Grunge offered change, and Cobain was at the forefront. He mattered.

I get that now, and I get him a lot more.

The night his body was found, I was at Market Street Square seeing a band called Tribes. They were one of the biggest groups in town at the time and specialized in covering the big alternative sounds of the day. About 2 a.m., as the night was winding down, they played Nirvana's  "Heart Shaped Box," which I always thought was their best song.

It was a moment I've always remembered and one I now hold with some fondness.

Someone asked me last week if Cobain's death marked the end of the grunge movement. Probably not. It would have come anyway.
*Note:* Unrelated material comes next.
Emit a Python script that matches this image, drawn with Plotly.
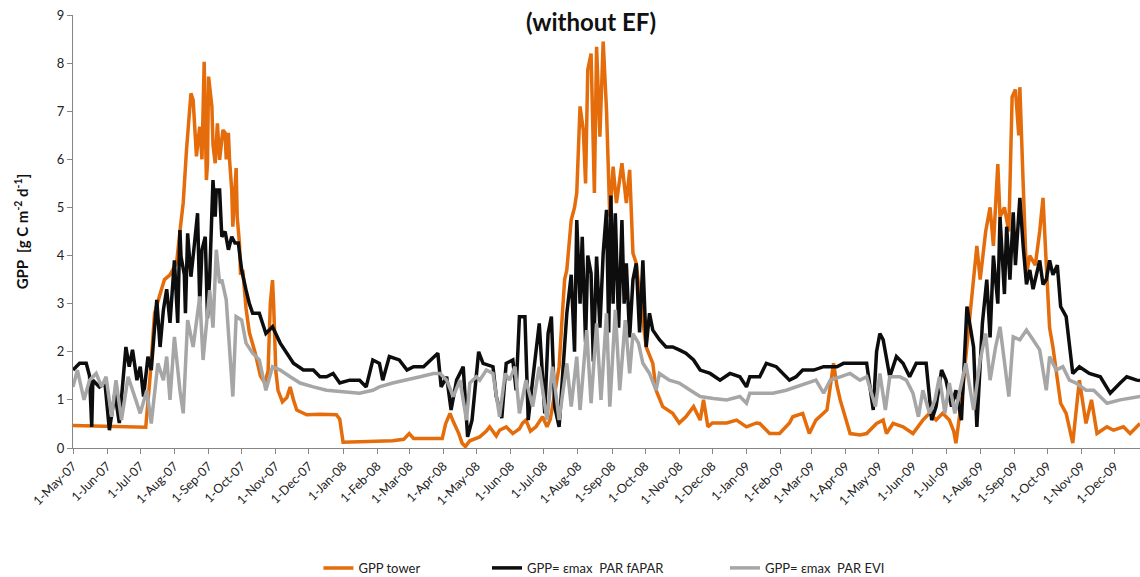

By the mid-'90s, "shoe-gazing" and bands like Silverchair, Bush and even Stone Temple Pilots, whom some considered Nirvana and Pearl Jam copycats, were already getting some backlash. And I'll never forget the day I saw a mannequin in Boscov's dressed in flannel.

Grunge, despite its purest intentions, was not immune to corporate America. It had become fashion, and fashion always dies.

Cobain missed most of that. Maybe that's how he wanted it. He will always be 27, blond-haired and wrinkle-free, and rather than be remembered for all the silly things some bands that stick around too long are sometimes remembered for, he's remembered for what mattered to him most: his music.